There is a lot more work to be done to tease out trends and patterns that might have some meaning, but just glancing at the graph above, some of those patterns do begin to emerge. First, dialogue increases as The Silmarillion progresses. In the second half of the book (calculated by chapter, not page or word count), only two chapters have no dialogue and only four chapters (inclusive of those two without dialogue) fall below the median of 5.3% dialogue. Put another way:
- In the first half of chapters, 71% of chapters are below the median.
- In the second half of chapters, 29% of chapters are below the median.
Why is this? My tentative theory is that we see the book moving from the realm of the mythic—from events that are passed down through the oral tradition and ancient written traditions—and into the historical, where the narrator has a greater array of sources, including eyewitness testimony, and begins to write with greater immediacy rather than the arm's-length style of myth and ancient history.
What I am curious about: As I dig deeper into these data, will I see this theory bear out in which episodes or characters/groups are granted actual dialogue?

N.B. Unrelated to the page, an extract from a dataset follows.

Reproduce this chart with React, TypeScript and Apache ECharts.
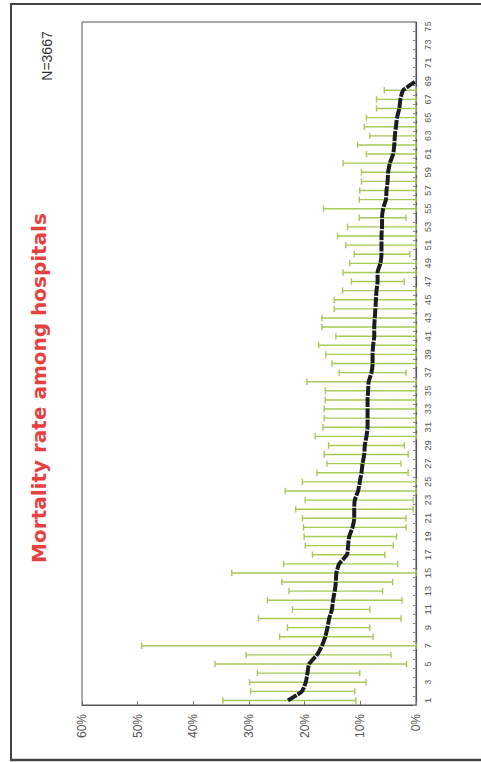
import React, { useEffect, useRef } from "react";
import * as echarts from "echarts";

const categories = [
  "1", "2", "3", "4", "5", "6", "7", "8", "9", "10",
  "11", "12", "13", "14", "15", "16", "17", "18", "19", "20",
  "21", "22", "23", "24", "25", "26", "27", "28", "29", "30",
  "31", "32", "33", "34", "35", "36", "37", "38", "39", "40",
  "41", "42", "43", "44", "45", "46", "47", "48", "49", "50",
  "51", "52", "53", "54", "55", "56", "57", "58", "59", "60",
  "61", "62", "63", "64", "65", "66", "67", "68", "69", "70",
  "71", "72", "73", "74", "75",
];

// mean mortality rate (%) per hospital (sorted)
const meanRate = [
  23.0, 20.5, 19.8, 19.5, 19.2, 17.8, 16.9, 16.3, 15.9, 15.6,
  15.1, 14.9, 14.6, 14.4, 14.3, 13.8, 12.4, 12.2, 12.0, 11.4,
  11.1, 11.1, 11.0, 10.4, 10.1, 9.8, 9.6, 9.3, 9.2, 8.9,
  8.7, 8.7, 8.7, 8.7, 8.6, 8.5, 8.0, 7.8, 7.8, 7.7,
  7.5, 7.5, 7.4, 7.3, 7.2, 7.1, 6.9, 6.9, 6.4, 6.2,
  6.2, 6.2, 6.1, 6.1, 5.9, 5.4, 5.3, 5.1, 5.0, 4.7,
  4.1, 3.9, 3.8, 3.6, 3.4, 3.0, 2.8, 2.3, 0.0,
];

// upper limit of the interval (%)
const upperRate = [
  34.7, 29.7, 29.9, 28.5, 36.1, 30.5, 49.3, 24.5, 23.1, 28.3,
  22.2, 26.7, 22.8, 24.1, 33.1, 23.8, 18.6, 19.9, 20.1, 20.2,
  20.4, 21.6, 19.9, 23.5, 20.4, 17.8, 16.0, 16.5, 15.7, 18.1,
  16.7, 16.5, 16.5, 16.3, 16.3, 19.6, 13.8, 15.1, 16.2, 17.5,
  14.4, 16.9, 16.9, 14.7, 14.7, 13.2, 11.6, 13.1, 11.9, 11.1,
  12.6, 14.1, 12.3, 10.2, 16.6, 10.2, 10.1, 9.8, 9.8, 13.1,
  8.9, 10.5, 8.3, 9.3, 8.9, 7.1, 7.1, 5.7,
];

// lower limit of the interval (%)
const lowerRate = [
  10.8, 11.0, 9.0, 10.1, 1.7, 4.5, 0.0, 7.7, 8.3, 2.7,
  8.3, 2.5, 6.0, 4.2, 0.0, 3.3, 5.6, 4.1, 3.5, 1.8,
  1.8, 0.5, 0.5, 0.0, 0.0, 1.4, 2.7, 1.4, 2.1, 0.0,
  0.0, 0.0, 0.0, 0.0, 0.0, 0.0, 1.8, 0.0, 0.0, 0.0,
  0.0, 0.0, 0.0, 0.0, 0.0, 0.0, 2.1, 0.0, 0.0, 1.1,
  0.0, 0.0, 0.0, 1.8, 0.0, 0.0, 0.0, 0.0, 0.0, 0.0,
  0.0, 0.0, 0.0, 0.0, 0.0, 0.0, 0.0, 0.0,
];

const valueTicks = [0, 10, 20, 30, 40, 50, 60];

const titleText = "Mortality rate among hospitals";
const countText = "N=3667";

export default function App() {
  const ref = useRef<HTMLDivElement>(null);

  useEffect(() => {
    if (!ref.current) return;
    const chart = echarts.init(ref.current, null, { renderer: "svg" });

    const errorData = upperRate.map((u, i) => [i, lowerRate[i], u]);
    const lineData = meanRate.map((m, i) => [m, i]);

    const option: any = {
      animation: false,
      backgroundColor: "#ffffff",
      grid: {
        left: 82,
        right: 65,
        top: 22,
        bottom: 57,
        show: true,
        borderColor: "#555",
        borderWidth: 1,
        backgroundColor: "transparent",
      },
      xAxis: {
        type: "value",
        inverse: true,
        min: valueTicks[0],
        max: valueTicks[valueTicks.length - 1],
        interval: valueTicks[1] - valueTicks[0],
        position: "bottom",
        axisLine: { show: true, lineStyle: { color: "#555", width: 1.2 } },
        axisTick: { show: true, inside: true, length: 4, lineStyle: { color: "#777" } },
        splitLine: { show: false },
        axisLabel: {
          rotate: 90,
          margin: 9,
          formatter: "{value}%",
          color: "#555",
          fontSize: 12,
          fontFamily: "Liberation Sans",
        },
      },
      yAxis: {
        type: "category",
        position: "right",
        data: categories,
        axisLine: { show: true, lineStyle: { color: "#555", width: 1.2 } },
        axisTick: { show: true, inside: true, length: 3, interval: 0, lineStyle: { color: "#888" } },
        splitLine: { show: false },
        axisLabel: {
          interval: 1,
          rotate: 90,
          margin: 8,
          color: "#555",
          fontSize: 9,
          fontFamily: "Liberation Mono",
        },
      },
      series: [
        {
          type: "custom",
          name: "range",
          data: errorData,
          encode: { x: [1, 2], y: 0 },
          z: 2,
          renderItem: (params: any, api: any) => {
            const cat = api.value(0);
            const lo = api.value(1);
            const hi = api.value(2);
            const p1 = api.coord([lo, cat]);
            const p2 = api.coord([hi, cat]);
            const h = 3.2;
            const style = { stroke: "#a6ca55", lineWidth: 1.4, fill: "none" };
            return {
              type: "group",
              children: [
                { type: "line", shape: { x1: p1[0], y1: p1[1], x2: p2[0], y2: p2[1] }, style },
                { type: "line", shape: { x1: p1[0], y1: p1[1] - h, x2: p1[0], y2: p1[1] + h }, style },
                { type: "line", shape: { x1: p2[0], y1: p2[1] - h, x2: p2[0], y2: p2[1] + h }, style },
              ],
            };
          },
        },
        {
          type: "line",
          name: "mean",
          data: lineData,
          z: 3,
          symbol: "none",
          smooth: 0.2,
          lineStyle: { color: "#1c1c1c", width: 4, type: [10, 1.2] },
        },
      ],
      graphic: [
        { type: "line", shape: { x1: 10, y1: 4, x2: 481, y2: 4 }, style: { stroke: "#444", lineWidth: 2 } },
        { type: "line", shape: { x1: 11, y1: 4, x2: 11, y2: 760 }, style: { stroke: "#444", lineWidth: 2 } },
        { type: "line", shape: { x1: 10, y1: 760, x2: 481, y2: 760 }, style: { stroke: "#444", lineWidth: 2.5 } },
        {
          type: "text",
          x: 39,
          y: 388,
          rotation: Math.PI / 2,
          style: {
            text: titleText,
            fill: "#e8403f",
            font: 'bold 20px "DejaVu Sans"',
            textAlign: "center",
            textVerticalAlign: "middle",
            align: "center",
            verticalAlign: "middle",
          },
        },
        {
          type: "text",
          x: 47,
          y: 56,
          rotation: Math.PI / 2,
          style: {
            text: countText,
            fill: "#333",
            font: '14px "Liberation Sans"',
            textAlign: "center",
            textVerticalAlign: "middle",
            align: "center",
            verticalAlign: "middle",
          },
        },
      ],
    };

    chart.setOption(option);
    return () => chart.dispose();
  }, []);

  return (
    <div
      ref={ref}
      style={{ position: "fixed", left: 0, top: 0, width: 481, height: 762, background: "#fff" }}
    />
  );
}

In other words, will characters and peoples lost to the mists of time speak less, as I would expect? Or will the type of dialogue (e.g., a formal speech that may have been preserved vs. an extempore conversation that would not) vary based on narrative distance? I have documented in the past that the narrator of The Silmarillion uses the "it is said/told/sung" construction more with characters who are less accessible, so there is evidence that Tolkien manipulated writing style based on what his narrators' access to various sources. Does he use dialogue similarly to communicate that "mythic distance"?
There are also chapters that are more expository in purpose (Valaquenta, "Of Beleriand and Its Realms") that do not contain dialogue. Without digging deeper into the chapters themselves, most of those without dialogue that aren't similarly expository are chapters where the material would be less accessible to Pengolodh as a narrator. Whether this bears added scrutiny remains to be seen!
Finally, in discussing these data on the SWG's Discord, polutropos noticed something interesting, which is that the chapter with the most dialogue—"Of Aulë and Yavanna," where almost 57% of the words of the chapter are given over to dialogue—was not in fact written by Tolkien. As document by Douglas Charles Kane in his book Arda Reconstructed, "This chapter is completely manufactured by Christopher, though using his father's own writings" (page 54). Where Kane usually includes a chart pointing to the source for each bit of The Silmarillion, his chapter on "Of Aulë and Yavanna" contains no such chart because, while he is able to document where ideas came from, Christopher actually wrote the chapter.
Interestingly, "Of the Noldor in Beleriand" is the chapter with the second most dialogue and, according to Kane, "The changes made in this chapter are among the smallest anywhere in the published text" (page 154). So Tolkien does sometimes write dialogue-heavy chapters—though without data to back me up (yet! it's coming!), most of that dialogue appears to come in the form of lengthier speeches, not necessarily the debate/conversation format of Of Aulë and Yavanna."
The biggest impact of the dialogue-heavy "Of Aulë and Yavanna," I suspect, will emerge as I dig more into the data on gender and who speak in The Silmarillion. Yavanna is one of the women who speaks the most in The Silmarillion, but almost all of her dialogue occurs in this chapter. If this chapter is constructed by Christopher, how does that impact the amount of speech women are permitted by Tolkien? Polutropos' observation spurred me to plan to document the source of the various dialogue sections: Are they original to Tolkien's writings or added? Kane, interestingly, is critical of Christopher Tolkien in Arda Reconstructed for what he perceives as Christopher removing women characters from the text. In this instance, we see a significant example of the opposite: a woman's role is not only expanded, but she is given an opportunity to speak.